> _Requirements_
Lines that hold the word "this" should be located and copied.

> _Excerpt from a dataset_
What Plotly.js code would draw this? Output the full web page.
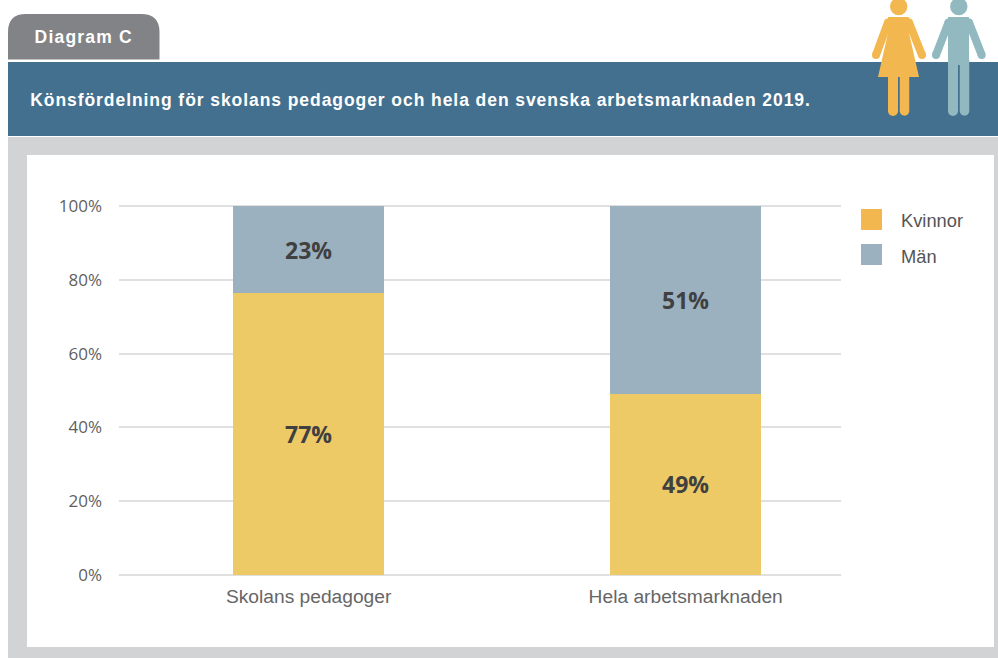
<!DOCTYPE html>
<html><head><meta charset="utf-8">
<script src="https://cdn.plot.ly/plotly-3.0.1.min.js"></script>
<style>html,body{margin:0;padding:0;background:#fff}#c{width:998px;height:658px}
.annotation[data-index="0"] text{letter-spacing:1.2px}
.annotation[data-index="1"] text{letter-spacing:.93px}
</style></head>
<body><div id="c"></div>
<script>
const categories = ["Skolans pedagoger", "Hela arbetsmarknaden"];
const seriesNames = ["Kvinnor", "Män"];
const womenValues = [76.5, 49];
const menValues = [23.5, 51];
const womenLabels = ["77%", "49%"];
const menLabels = ["23%", "51%"];
const yTicks = [0, 20, 40, 60, 80, 100];
const yTickLabels = ["0%", "20%", "40%", "60%", "80%", "100%"];

const W = 998, H = 658;
const m = {l:119, r:157, t:205, b:82};
const pw = W-m.l-m.r, ph = H-m.t-m.b;
const X = p => (p-m.l)/pw;
const Y = p => 1-(p-m.t)/ph;
const rect = (x0,y0,x1,y1,color) => ({type:'rect',xref:'paper',yref:'paper',x0:X(x0),x1:X(x1),y0:Y(y0),y1:Y(y1),fillcolor:color,line:{width:0},layer:'below'});
const pathOf = (d,color) => ({type:'path',xref:'paper',yref:'paper',layer:'below',fillcolor:color,line:{width:0},
  path:d.map(s=> typeof s==='string'? s : X(s[0]).toFixed(5)+','+Y(s[1]).toFixed(5)).join(' ').replace(/([MLQZ]) /g,'$1')});
const circle = (cx,cy,r,color) => ({type:'circle',xref:'paper',yref:'paper',layer:'below',x0:X(cx-r),x1:X(cx+r),y0:Y(cy+r),y1:Y(cy-r),fillcolor:color,line:{width:0}});
const limb = (x0,y0,x1,y1,w,color) => {
  const dx=x1-x0, dy=y1-y0, L=Math.hypot(dx,dy), nx=-dy/L*w/2, ny=dx/L*w/2;
  return [pathOf(['M',[x0+nx,y0+ny],'L',[x1+nx,y1+ny],'L',[x1-nx,y1-ny],'L',[x0-nx,y0-ny],'Z'],color), circle(x1,y1,w/2,color), circle(x0,y0,w/2,color)];
};

const ORANGE='#F2B84F', TEAL='#91B9BF';
const shapes = [
  rect(8,137,998,658,'#D1D3D5'),
  rect(27,155,994,647,'#FFFFFF'),
  rect(8,62,998,136,'#43708E'),
  pathOf(['M',[8,59.5],'L',[8,32],'Q',[8,14],[26,14],'L',[141,14],'Q',[159.5,14],[159.5,32],'L',[159.5,59.5],'Z'],'#828386'),
  // woman
  circle(898.7,6.5,8.7,ORANGE),
  pathOf(['M',[888,17],'L',[909,17],'L',[909,33],'L',[919,77],'L',[878,77],'L',[888,33],'Z'],ORANGE),
  ...limb(888,22.5,876,55,8,ORANGE),
  ...limb(909,22.5,922,55,8,ORANGE),
  ...limb(893,70,893,111,10,ORANGE),
  ...limb(904.5,70,904.5,111,9.5,ORANGE),
  // man
  circle(958.8,6.5,8.7,TEAL),
  pathOf(['M',[948,17],'L',[969,17],'L',[969,65],'L',[948,65],'Z'],TEAL),
  ...limb(948.5,22.5,936,55,8,TEAL),
  ...limb(969,22.5,981.7,55,8,TEAL),
  ...limb(953,60,953,111,10,TEAL),
  ...limb(964.5,60,964.5,111,9.5,TEAL),
  // legend swatches
  rect(861,209,882,230,ORANGE),
  rect(861,244,882,265,'#9BB1BF')
];
const ann = (x,y,text,size,color,weight,family) => ({xref:'paper',yref:'paper',x:X(x),y:Y(y),xanchor:'left',yanchor:'middle',showarrow:false,text:weight?'<b>'+text+'</b>':text,font:{size:size,color:color,family:family}});
const HELV='"Liberation Sans", Arial, sans-serif';
const annotations = [
  ann(37.5,37.5,'Diagram C',17.5,'#FFFFFF',true,HELV),
  ann(65,100.5,'Könsfördelning för skolans pedagoger och hela den svenska arbetsmarknaden 2019.',17.5,'#FFFFFF',true,HELV),
  ann(899,220.5,seriesNames[0],18.3,'#555555',false,HELV),
  ann(899,256.5,seriesNames[1],18.3,'#555555',false,HELV)
];
const common = {type:'bar',x:categories,width:0.4,textposition:'inside',insidetextanchor:'middle',
  textangle:0,textfont:{family:'"Open Sans", sans-serif',size:23,color:'#404040',weight:700},hoverinfo:'skip'};
const data = [
  {...common,name:seriesNames[0],y:womenValues,text:womenLabels,marker:{color:'#EDCA66',line:{width:0}}},
  {...common,name:seriesNames[1],y:menValues,text:menLabels,marker:{color:'#9BB1BF',line:{width:0}}}
];
const layout = {
  width:W,height:H,margin:{l:m.l,r:m.r,t:m.t,b:m.b,pad:0},barmode:'stack',showlegend:false,
  paper_bgcolor:'rgba(0,0,0,0)',plot_bgcolor:'rgba(0,0,0,0)',
  xaxis:{type:'category',range:[-0.503,1.412],showgrid:false,zeroline:false,showline:false,ticks:'',
    ticklabelstandoff:7,tickfont:{family:HELV,size:19.2,color:'#666666'},automargin:false,categoryorder:'array',categoryarray:categories},
  yaxis:{range:[-0.35,100.38],tickvals:yTicks,ticktext:yTickLabels,gridcolor:'#E0E0E0',gridwidth:2,zeroline:false,showline:false,ticks:'',
    ticklen:0,ticklabelstandoff:16,tickfont:{family:'"Open Sans", sans-serif',size:17,color:'#5F5F5F'},automargin:false},
  shapes,annotations
};
Plotly.newPlot('c',data,layout,{displayModeBar:false,staticPlot:true});
</script></body></html>
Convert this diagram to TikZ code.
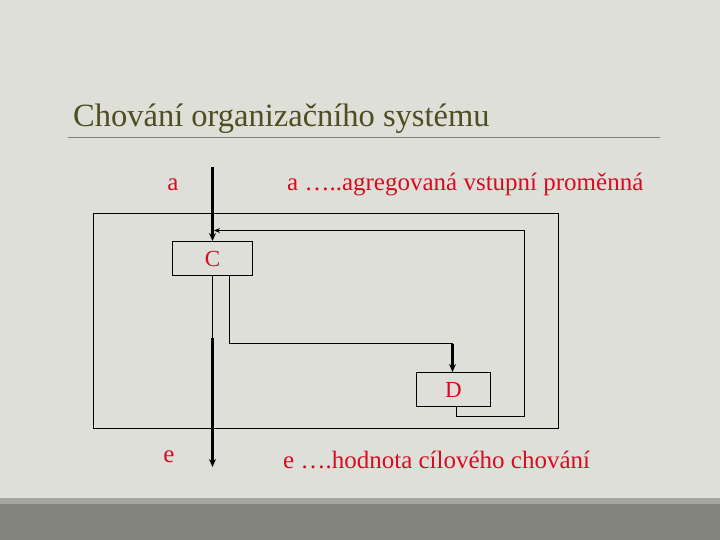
\documentclass[tikz,border=0pt]{standalone}
\usepackage{fontspec}
\setmainfont{Liberation Serif}
\usetikzlibrary{arrows.meta, positioning, calc}
\definecolor{slidebg}{RGB}{223,223,217}
\definecolor{bandlight}{RGB}{166,166,160}
\definecolor{banddark}{RGB}{132,132,126}
\definecolor{titleolive}{RGB}{78,78,32}
\definecolor{labelred}{RGB}{215,12,32}
\tikzset{
  block/.style={draw=black, line width=1pt, minimum width=80bp, minimum height=34bp, inner sep=0pt,
    text=labelred, font=\fontsize{23bp}{26bp}\selectfont},
  wire/.style={draw=black, line width=1pt},
  flow/.style={draw=black, line width=2.2pt, -{Stealth[length=8bp, width=7bp]}},
  redtext/.style={text=labelred, font=\fontsize{25bp}{29bp}\selectfont, inner sep=0pt}
}
\begin{document}
\begin{tikzpicture}[x=1bp, y=-1bp]

  % slide background
  \fill[slidebg] (0,0) rectangle (720,540);
  \fill[bandlight] (0,498) rectangle (720,504);
  \fill[banddark] (0,504) rectangle (720,540);
  \useasboundingbox (0,0) rectangle (720,540);

  % title
  \node[anchor=base west, inner sep=0pt, text=titleolive, font=\fontsize{32.5bp}{38bp}\selectfont] (title) at (73,127) {Chování organizačního systému};
  \draw[line width=0.8pt, draw=gray] (68,137) -- (660,137);

  % system boundary
  \draw[wire] (93.5,213.5) rectangle (558.5,428.5);

  % blocks
  \node[block] (C) at (212.5,258.5) {C};
  \node[block, minimum width=74bp] (D) at (453.5,389.5) {D};

  % labels
  \node[redtext, anchor=base] (ain) at (173,191) {a};
  \node[redtext, anchor=base west] (adesc) at (287,191) {a …..agregovaná vstupní proměnná};
  \node[redtext, anchor=base] (eout) at (169,462) {e};
  \node[redtext, anchor=base west] (edesc) at (283,468) {e ….hodnota cílového chování};

  % input
  \coordinate (atop) at (212.5,167);
  \draw[flow] (atop) -- (C.north -| atop);

  % C to D
  \coordinate (cd1) at (229.5,343.5);
  \draw[wire] (C.south -| cd1) -- (cd1) -- (cd1 -| 452.5,0);
  \draw[flow] (cd1 -| 452.5,0) -- (D.north -| 452.5,0);

  % feedback D to C
  \coordinate (fb1) at (456.5,416.5);
  \coordinate (fb2) at (524.5,416.5);
  \coordinate (fb3) at (524.5,230.5);
  \draw[wire] (D.south -| fb1) -- (fb1) -- (fb2) -- (fb3);
  \draw[wire, -{Stealth[length=6bp, width=5bp]}] (fb3) -- (214,230.5);

  % output
  \coordinate (esplit) at (212.5,338);
  \coordinate (ebot) at (212.5,467);
  \draw[wire] (C.south -| esplit) -- (esplit);
  \draw[flow] (esplit) -- (ebot);

\end{tikzpicture}
\end{document}
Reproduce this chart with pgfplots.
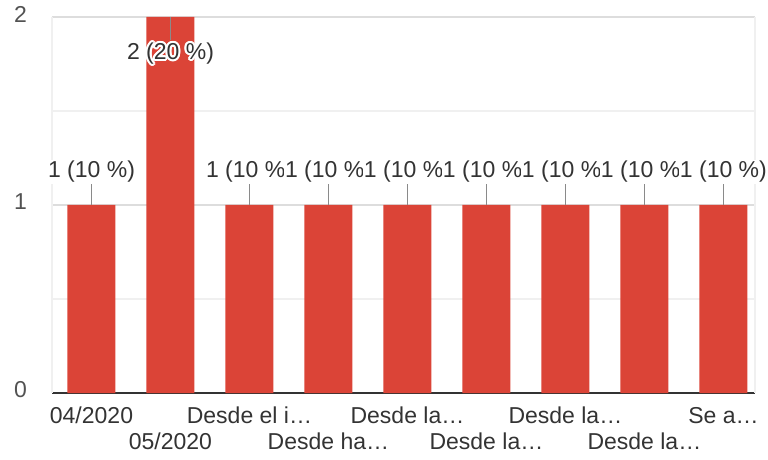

> _Solved exercise_
What Plotly.js code would draw this? Output the full web page.
Convert this diagram to TikZ code.
Reproduce this chart with pgfplots.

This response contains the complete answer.